Explanation: twoClassSummary computes area under the ROC curve, sensitivity, and specificity (in that order) and only works when classProbs = TRUE so caret has probabilities to threshold. The factor levels matter: caret treats the FIRST level as the "positive" class for sensitivity (so "auto" here is positive). Flip with relevel() if your convention is the opposite. For multi-class problems, replace twoClassSummary with multiClassSummary (from the caret extras) or build a custom summary function.
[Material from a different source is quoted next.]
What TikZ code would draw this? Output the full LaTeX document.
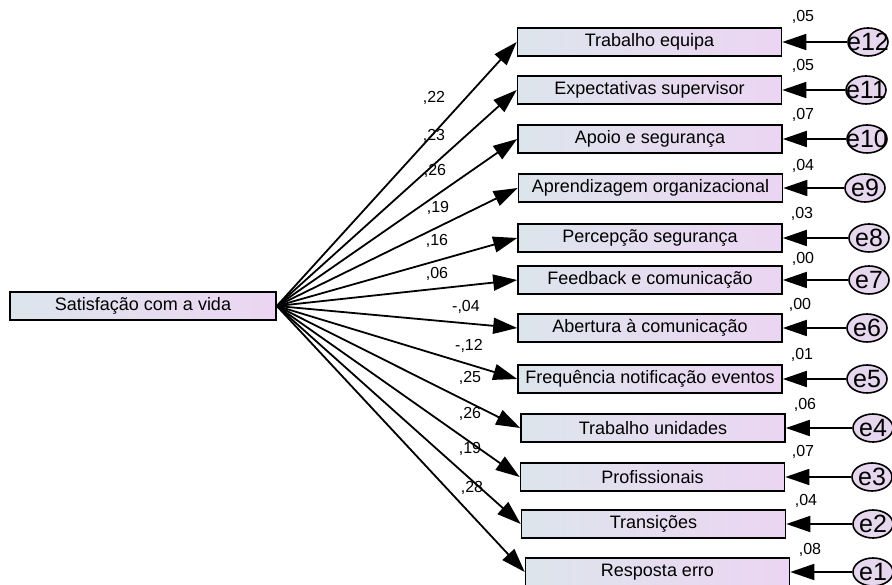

Explanation: createDataPartition() does stratified train/test splits, preserving class proportions in both halves, which matters more than people expect on three-class iris because a naive sample.int() can put unequal counts in the test slice and warp the accuracy estimate. confusionMatrix() prints both the counts table and a battery of derived metrics (PPV, NPV, balanced accuracy, kappa, exact binomial CI), so it is the natural one-line audit report for a classifier.
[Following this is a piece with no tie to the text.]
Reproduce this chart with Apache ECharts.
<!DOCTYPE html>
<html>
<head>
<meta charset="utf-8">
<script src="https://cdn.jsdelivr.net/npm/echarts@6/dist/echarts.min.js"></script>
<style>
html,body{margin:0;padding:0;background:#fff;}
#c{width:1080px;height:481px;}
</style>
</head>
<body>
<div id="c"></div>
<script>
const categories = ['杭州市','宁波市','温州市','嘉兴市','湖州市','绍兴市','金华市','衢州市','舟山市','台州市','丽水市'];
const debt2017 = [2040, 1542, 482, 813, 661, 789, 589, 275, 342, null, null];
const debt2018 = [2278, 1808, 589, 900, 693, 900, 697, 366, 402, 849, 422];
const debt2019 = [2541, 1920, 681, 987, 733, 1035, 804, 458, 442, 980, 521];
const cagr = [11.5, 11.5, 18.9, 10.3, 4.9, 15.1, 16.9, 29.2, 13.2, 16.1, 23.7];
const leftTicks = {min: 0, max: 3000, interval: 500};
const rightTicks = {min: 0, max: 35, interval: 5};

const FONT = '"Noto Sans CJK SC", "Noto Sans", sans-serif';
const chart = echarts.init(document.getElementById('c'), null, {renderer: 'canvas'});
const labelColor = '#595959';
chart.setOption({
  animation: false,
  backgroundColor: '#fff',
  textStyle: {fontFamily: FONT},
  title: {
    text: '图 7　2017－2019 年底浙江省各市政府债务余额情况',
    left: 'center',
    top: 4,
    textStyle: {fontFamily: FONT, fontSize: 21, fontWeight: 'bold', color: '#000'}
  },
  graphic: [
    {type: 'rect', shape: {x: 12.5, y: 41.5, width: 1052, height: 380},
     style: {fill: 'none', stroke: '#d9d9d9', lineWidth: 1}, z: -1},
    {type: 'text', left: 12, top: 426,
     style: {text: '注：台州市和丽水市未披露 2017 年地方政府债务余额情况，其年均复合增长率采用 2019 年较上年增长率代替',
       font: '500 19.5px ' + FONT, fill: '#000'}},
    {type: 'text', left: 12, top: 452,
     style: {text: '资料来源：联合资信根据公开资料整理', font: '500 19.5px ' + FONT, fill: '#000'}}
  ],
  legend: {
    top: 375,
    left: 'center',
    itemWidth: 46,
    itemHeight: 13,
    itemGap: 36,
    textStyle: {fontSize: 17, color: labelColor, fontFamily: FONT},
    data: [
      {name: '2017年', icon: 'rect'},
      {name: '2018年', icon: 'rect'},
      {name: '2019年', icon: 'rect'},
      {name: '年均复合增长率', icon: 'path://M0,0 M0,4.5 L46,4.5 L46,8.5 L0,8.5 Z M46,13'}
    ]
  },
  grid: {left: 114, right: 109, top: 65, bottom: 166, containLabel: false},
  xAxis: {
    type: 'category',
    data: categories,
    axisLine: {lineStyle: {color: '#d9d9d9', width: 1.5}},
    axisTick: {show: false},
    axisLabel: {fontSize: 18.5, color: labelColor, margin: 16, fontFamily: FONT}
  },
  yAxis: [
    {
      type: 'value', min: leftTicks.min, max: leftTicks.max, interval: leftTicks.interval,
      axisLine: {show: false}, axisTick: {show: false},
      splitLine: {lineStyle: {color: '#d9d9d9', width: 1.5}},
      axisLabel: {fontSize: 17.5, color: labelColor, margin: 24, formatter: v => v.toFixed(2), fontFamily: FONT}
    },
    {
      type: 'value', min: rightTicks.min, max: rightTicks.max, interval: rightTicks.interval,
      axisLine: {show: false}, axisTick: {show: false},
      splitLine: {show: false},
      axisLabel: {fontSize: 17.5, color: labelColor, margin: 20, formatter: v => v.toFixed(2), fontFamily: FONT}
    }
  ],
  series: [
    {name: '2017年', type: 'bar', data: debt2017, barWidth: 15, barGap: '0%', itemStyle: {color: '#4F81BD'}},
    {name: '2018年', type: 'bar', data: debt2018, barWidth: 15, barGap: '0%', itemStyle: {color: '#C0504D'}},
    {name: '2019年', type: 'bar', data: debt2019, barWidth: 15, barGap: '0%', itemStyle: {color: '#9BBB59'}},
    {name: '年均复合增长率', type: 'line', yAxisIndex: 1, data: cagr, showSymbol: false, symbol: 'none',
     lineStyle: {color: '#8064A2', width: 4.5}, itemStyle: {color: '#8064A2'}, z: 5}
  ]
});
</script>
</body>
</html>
Explanation: sampling = "down" tells caret to randomly drop majority-class rows inside each training fold until the classes are balanced, then fit the model on that balanced slice; the held-out fold is left untouched so metrics still reflect the real prevalence. Alternatives are "up" (oversample minority with replacement), "smote" (synthetic minority oversampling, needs the themis or DMwR helper), and "rose" (a different synthetic method). Set the sampling on trainControl rather than upstream of train() so the rebalancing happens INSIDE the resampling loop, otherwise CV scores are optimistic.

Explanation: Two train() calls with the same seed BEFORE each call produce identical fold assignments, which is the prerequisite for a paired comparison. resamples() collates the per-fold metrics into a long table you can summarize, diff(), and plot with bwplot() or dotplot(). The cleaner alternative when you have many models is to use trainControl(seeds = ...) to pre-generate seeds for every resample, which decouples reproducibility from the order of model calls.
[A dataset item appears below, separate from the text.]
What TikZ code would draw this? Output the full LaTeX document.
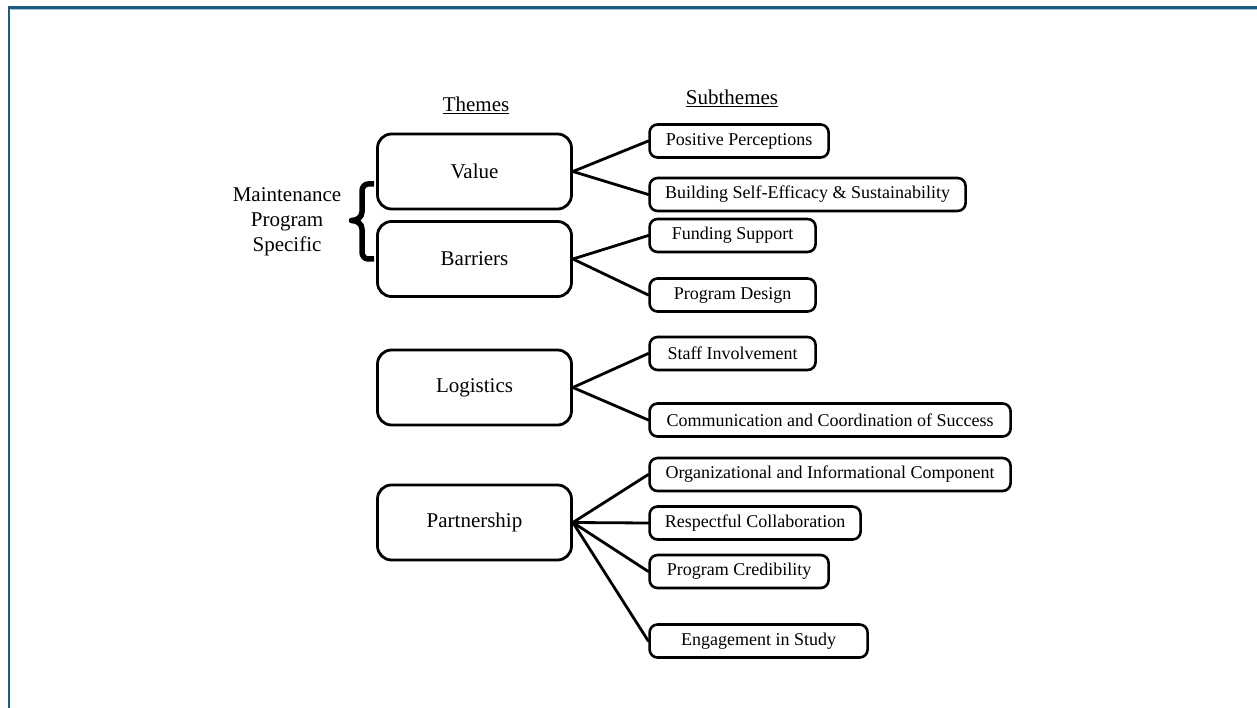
\documentclass[tikz,border=0pt]{standalone}
\usepackage{fontspec}
\setmainfont{Liberation Serif}
\definecolor{framecol}{RGB}{28,92,126}
\definecolor{framelight}{RGB}{160,196,222}
\tikzset{
  theme/.style={draw, line width=2.8pt, rounded corners=14pt, minimum width=194pt,
    minimum height=75pt, inner sep=0pt, font=\fontsize{21}{25}\selectfont},
  sub/.style={draw, line width=2.6pt, rounded corners=8pt, minimum height=33pt,
    inner sep=0pt, anchor=west, font=\fontsize{18}{21}\selectfont},
  link/.style={line width=2.8pt, line cap=round},
  head/.style={font=\fontsize{21}{25}\selectfont, inner sep=0pt},
  bracestroke/.style={line width=5.5pt, line join=round},
}
\begin{document}
\begin{tikzpicture}[x=1pt,y=-1pt]
\useasboundingbox (0,0) rectangle (1257,708);
% frame
\draw[framelight, line width=1.2pt] (10.5,9.6) -- (1257,9.6);
\draw[framecol, line width=2.4pt] (9,708) -- (9,7.6) -- (1257,7.6);

% headers
\node[head] (hthemes) at (476,105) {\underline{Themes}};
\node[head] (hsub) at (732,98) {\underline{Subthemes}};

% themes
\node[theme] (value) at (474.5,171.5) {Value};
\node[theme] (barriers) at (474.5,259) {Barriers};
\node[theme] (logistics) at (474.5,387.5) {Logistics};
\node[theme] (partner) at (474.5,522.5) {Partnership};

% maintenance label and brace
\node[head, align=center] (maint) at (287,222)
  {Maintenance\\Program\\Specific};
\draw[bracestroke] (374,184) -- (368,184) to[out=180,in=90] (362,191) -- (362,212)
  to[out=-90,in=0] (351.5,220.5) to[out=0,in=90] (362,229) -- (362,252)
  to[out=-90,in=180] (368,259) -- (374,259);

% subthemes
\node[sub, minimum width=179pt] (pp) at (648.3,141) {Positive Perceptions};
\node[sub, minimum width=316pt] (bse) at (648.3,194.5) {Building Self-Efficacy \& Sustainability};
\node[sub, minimum width=166pt] (fs) at (648.3,235.5) {Funding Support};
\node[sub, minimum width=166pt] (pd) at (648.3,295) {Program Design};
\node[sub, minimum width=166pt] (si) at (648.3,353.5) {Staff Involvement};
\node[sub, minimum width=361pt] (ccs) at (648.3,420) {Communication and Coordination of Success};
\node[sub, minimum width=361pt] (oic) at (648.3,474.5) {Organizational and Informational Component};
\node[sub, minimum width=211pt] (rc) at (648.3,523) {Respectful Collaboration};
\node[sub, minimum width=179pt] (pc) at (648.3,571.5) {Program Credibility};
\node[sub, minimum width=218pt] (es) at (648.3,641) {Engagement in Study};

% connectors
\draw[link] (value.east) -- (pp.west);
\draw[link] (value.east) -- (bse.west);
\draw[link] (barriers.east) -- (fs.west);
\draw[link] (barriers.east) -- (pd.west);
\draw[link] (logistics.east) -- (si.west);
\draw[link] (logistics.east) -- (ccs.west);
\draw[link] (partner.east) -- (oic.west);
\draw[link] (partner.east) -- (rc.west);
\draw[link] (partner.east) -- (pc.west);
\draw[link] (partner.east) -- (es.west);
\end{tikzpicture}
\end{document}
Explanation: summary.resamples() returns a list with one table per metric, each row a model, each column a quantile or mean. For visual comparison reach for bwplot(res) (box-and-whisker per model) or dotplot(res, metric = "Accuracy") which also draws Tukey confidence intervals. The mean alone hides skew and outliers, so always check the full quartile table before declaring a winner; a higher-mean model with a long left tail is often worse in practice than a slightly-lower-mean model with a tight distribution.

Explanation: diff() on a resamples object computes per-fold pairwise differences (knn fold 1 minus rpart fold 1, and so on), then summary() runs a paired t-test on each pair with Bonferroni-adjusted p-values. The upper triangle holds the mean difference (positive favours the row), the lower triangle holds the adjusted p-value. This is the cleanest defensible answer to "is model A really better than model B" when both share folds, and it is what to put in a report when stakeholders ask for statistical significance, not just a higher mean.

Explanation: varImp() returns a model-specific importance score scaled to 0 through 100 by default, with the most important predictor pinned at 100. For random forest the underlying number is mean decrease in Gini impurity, summed across trees; for glm it is the absolute value of the t-statistic; for rpart it is the surrogate-split score. Always read varImp values relative to the others in the same model, never compare raw values across model types (the scales are not commensurable).

Explanation: predict() on a caret train object defaults to type = "raw" (class label or numeric prediction), but type = "prob" returns one column per class for classification models, which is what most downstream calibration, threshold tuning, and lift analysis needs. Class probability output requires that the model was trained with classProbs = TRUE in trainControl, otherwise caret will refuse and raise an error. model$bestTune holds the single hyperparameter row that won on the resampling metric, which is what predict() uses by default.